Режим ожидания. Алексей представил Алису, застывшую посреди пустого отсека. Процессоры работают на минимальных частотах, сознание - если это можно назвать сознанием - спит, но не совсем. Считает наносекунды в полумраке корабля, где температура держится чуть выше абсолютного нуля.
Вершинин выдержал паузу, обвёл взглядом притихший зал. Губы дрогнули - не то усмешка, не то гримаса. Руки всё так же оставались за спиной, сжатые в замок до побелевших костяшек.
- Желаю спокойного сна и успешного пробуждения.
Слова повисли в морозном воздухе. Ритуальная фраза, которую произносили капитаны кораблей-колонистов уже полвека. Благословение тем, кто ложится в стеклянные гробы, не зная, откроются ли они снова. Статистика врала редко - три процента не просыпались. Сердце останавливалось где-то между третьим и четвёртым годом, когда организм забывал, зачем биться.
Алексей стянул рубашку через голову. Холод ударил по голой коже, мурашки побежали от шеи к пояснице. В соседней капсуле женщина-биолог уже лежала на спине, датчики присосались к вискам и груди, как медицинские пиявки. Её губы беззвучно шевелились - молитва или считалка, трудно было разобрать.

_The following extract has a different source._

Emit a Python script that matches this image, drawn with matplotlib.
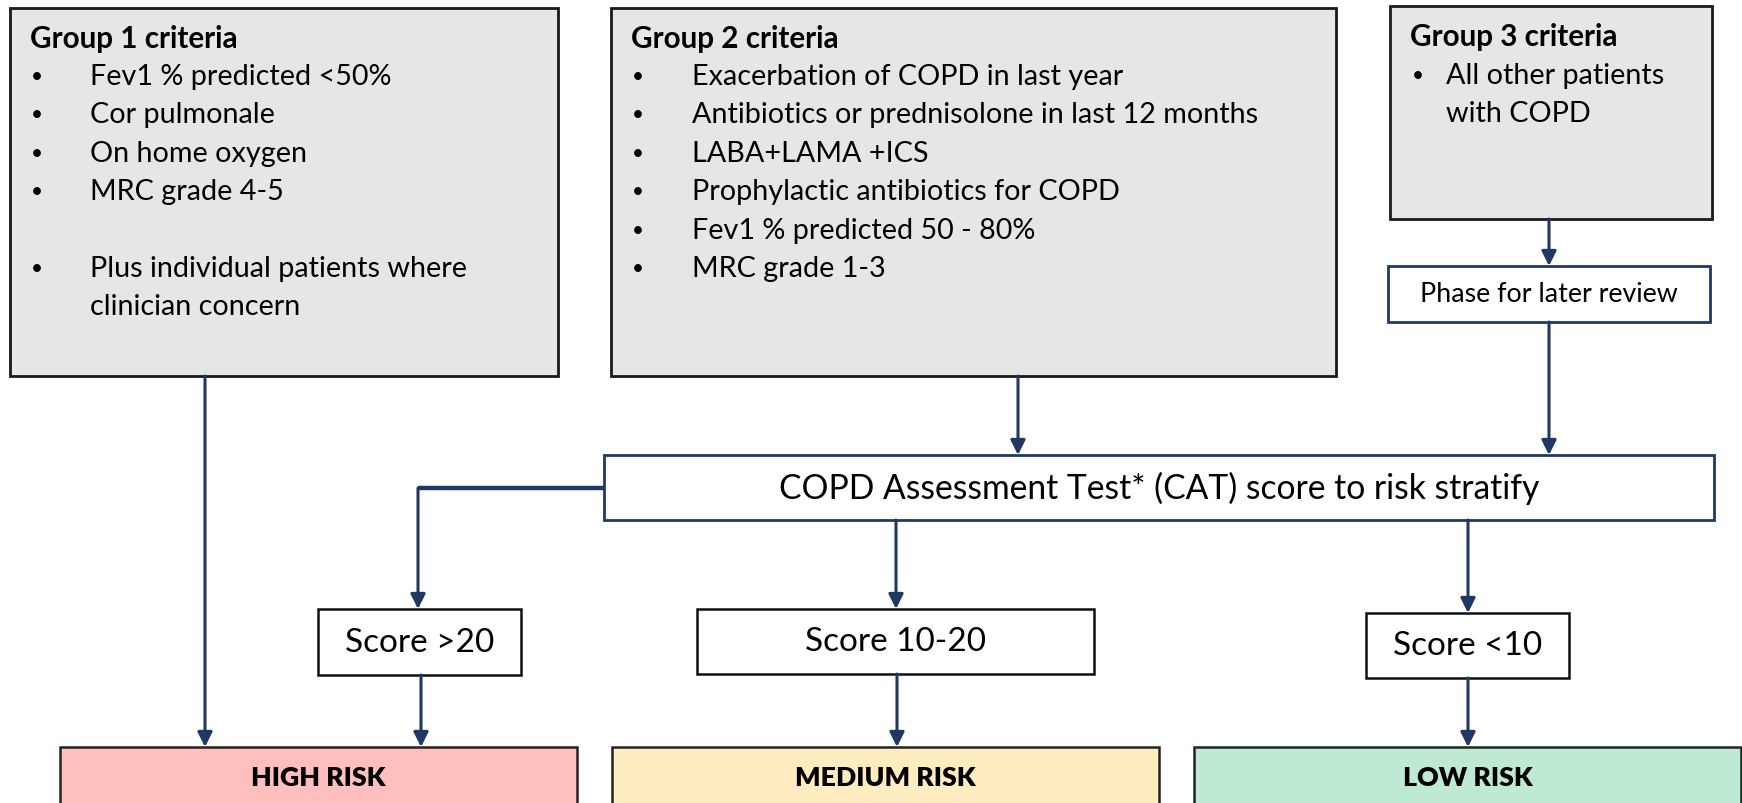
import matplotlib.pyplot as plt
from matplotlib.patches import Rectangle, FancyArrowPatch

plt.rcParams['font.family'] = ['Lato', 'DejaVu Sans']

# chart content
group_titles = ["Group 1 criteria", "Group 2 criteria", "Group 3 criteria"]
group1_items = ["Fev1 % predicted <50%", "Cor pulmonale", "On home oxygen",
                "MRC grade 4-5", None, "Plus individual patients where",
                "clinician concern"]
group2_items = ["Exacerbation of COPD in last year",
                "Antibiotics or prednisolone in last 12 months",
                "LABA+LAMA +ICS", "Prophylactic antibiotics for COPD",
                "Fev1 % predicted 50 - 80%", "MRC grade 1-3"]
group3_items = ["All other patients", "with COPD"]
phase_label = "Phase for later review"
cat_label = "COPD Assessment Test* (CAT) score to risk stratify"
score_labels = ["Score >20", "Score 10-20", "Score <10"]
risk_labels = ["HIGH RISK", "MEDIUM RISK", "LOW RISK"]
risk_colors = ["#FFBFBF", "#FFECC0", "#BEEAD4"]

navy = "#1F3864"
grey = "#E6E6E6"

# layout (pixel coords, y down)
group_boxes = [(10, 9, 558, 377), (611, 9, 1336, 377), (1390, 7, 1712, 220)]
phase_box = (1388, 267, 1710, 323)
cat_box = (604, 456, 1714, 521)
score_boxes = [(318, 610, 521, 676), (697, 610, 1094, 675), (1366, 614, 1569, 679)]
risk_boxes = [(60, 748, 577, 812), (612, 748, 1159, 812), (1194, 748, 1741, 812)]

fig = plt.figure(figsize=(17.42, 8.04), dpi=100)
ax = fig.add_axes([0, 0, 1, 1])
ax.set_xlim(0, 1742)
ax.set_ylim(804, 0)
ax.axis('off')


def box(b, fc, ec, lw):
    x0, y0, x1, y1 = b
    ax.add_patch(Rectangle((x0, y0), x1 - x0, y1 - y0, facecolor=fc,
                           edgecolor=ec, linewidth=lw, zorder=2))


def arrow(x0, y0, x1, y1):
    ax.add_patch(FancyArrowPatch((x0, y0), (x1, y1), arrowstyle='-|>',
                                 mutation_scale=22, color=navy, lw=2.2,
                                 shrinkA=0, shrinkB=0, zorder=3))


# group boxes
for b in group_boxes:
    box(b, grey, "#1A1A1A", 2.0)

fs = 20.7
fs_title = 21.3
fs_bullet = 15

# group 1 text
ax.text(30, 39, group_titles[0], fontsize=fs_title, fontweight='bold', va='center')
for i, t in enumerate(group1_items):
    if t is None:
        continue
    y = 77 + i * 38.4
    if i != 6:
        ax.text(31, y, "\u2022", fontsize=fs_bullet, va='center')
    ax.text(90, y, t, fontsize=fs, va='center')

# group 2 text
ax.text(631, 39, group_titles[1], fontsize=fs_title, fontweight='bold', va='center')
for i, t in enumerate(group2_items):
    y = 77 + i * 38.4
    ax.text(632, y, "\u2022", fontsize=fs_bullet, va='center')
    ax.text(692, y, t, fontsize=fs, va='center')

# group 3 text
ax.text(1410, 37, group_titles[2], fontsize=fs_title, fontweight='bold', va='center')
ax.text(1412, 76, "\u2022", fontsize=fs_bullet, va='center')
for i, t in enumerate(group3_items):
    ax.text(1446, 76 + i * 38.4, t, fontsize=fs, va='center')

# phase box
box(phase_box, "white", navy, 2.0)
ax.text((phase_box[0] + phase_box[2]) / 2, (phase_box[1] + phase_box[3]) / 2,
        phase_label, fontsize=19.3, ha='center', va='center', zorder=4)

# CAT box
box(cat_box, "white", navy, 2.0)
ax.text((cat_box[0] + cat_box[2]) / 2, (cat_box[1] + cat_box[3]) / 2,
        cat_label, fontsize=24.2, ha='center', va='center', zorder=4)

# score boxes
for b, lab in zip(score_boxes, score_labels):
    box(b, "white", "#111111", 1.8)
    ax.text((b[0] + b[2]) / 2, (b[1] + b[3]) / 2, lab, fontsize=24,
            ha='center', va='center', zorder=4)

# risk boxes
for b, lab, c in zip(risk_boxes, risk_labels, risk_colors):
    box(b, c, "#222222", 1.8)
    ax.text((b[0] + b[2]) / 2, 778, lab, fontsize=19.3, fontweight='heavy',
            ha='center', va='center', zorder=4)

# connectors
arrow(205, 377, 205, 748)
arrow(1018, 377, 1018, 456)
arrow(1549, 220, 1549, 267)
arrow(1549, 323, 1549, 456)
ax.plot([604, 418], [489, 489], color=navy, lw=3.2, solid_capstyle='butt', zorder=3)
arrow(418, 489, 418, 610)
arrow(896, 521, 896, 610)
arrow(1468, 521, 1468, 614)
arrow(421, 676, 421, 748)
arrow(897, 675, 897, 748)
arrow(1468, 679, 1468, 748)

fig.savefig("out.png", dpi=100)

Медик подошёл беззвучно - низкий мужчина с руками хирурга и глазами могильщика. Протянул больничную робу из термоткани, кивнул на капсулу. Номер сорок два горел голубым на боковой панели.
- Ложитесь на спину, руки вдоль тела. Когда почувствуете покалывание в пальцах - это нормально. Сначала онемеют конечности, потом туловище, в последнюю очередь отключится сознание.
Алексей кивнул. Забрался в капсулу - материал ложа прогнулся под весом, принимая форму тела. Над головой замигали индикаторы систем жизнеобеспечения. Зелёный, зелёный, жёлтый - калибровка под его метаболизм.
- Первая разморозка через пять лет, - медик защёлкивал датчики на запястьях Алексея. - Семь дней на техобслуживание корабля, медосмотр, психологическую адаптацию. Потом снова в сон. И так четыре раза до прибытия.
Если доживём, подумал Алексей, но промолчал. Крышка капсулы начала опускаться с тихим шипением гидравлики. Последний взгляд на зал - сотни стеклянных коробок, в каждой человек, решивший променять всё на шанс построить нечто великое. Или просто сбежавший, как он сам.
Газ пошёл в лёгкие - сладковатый, с металлическим привкусом. Первый вдох обжёг горло. Второй уже не чувствовался. Пальцы действительно начали неметь, холод полз от кончиков к ладоням, поднимался по рукам.
Где-то в недрах корабля Алиса уже перешла в режим ожидания. Считает наносекунды до встречи.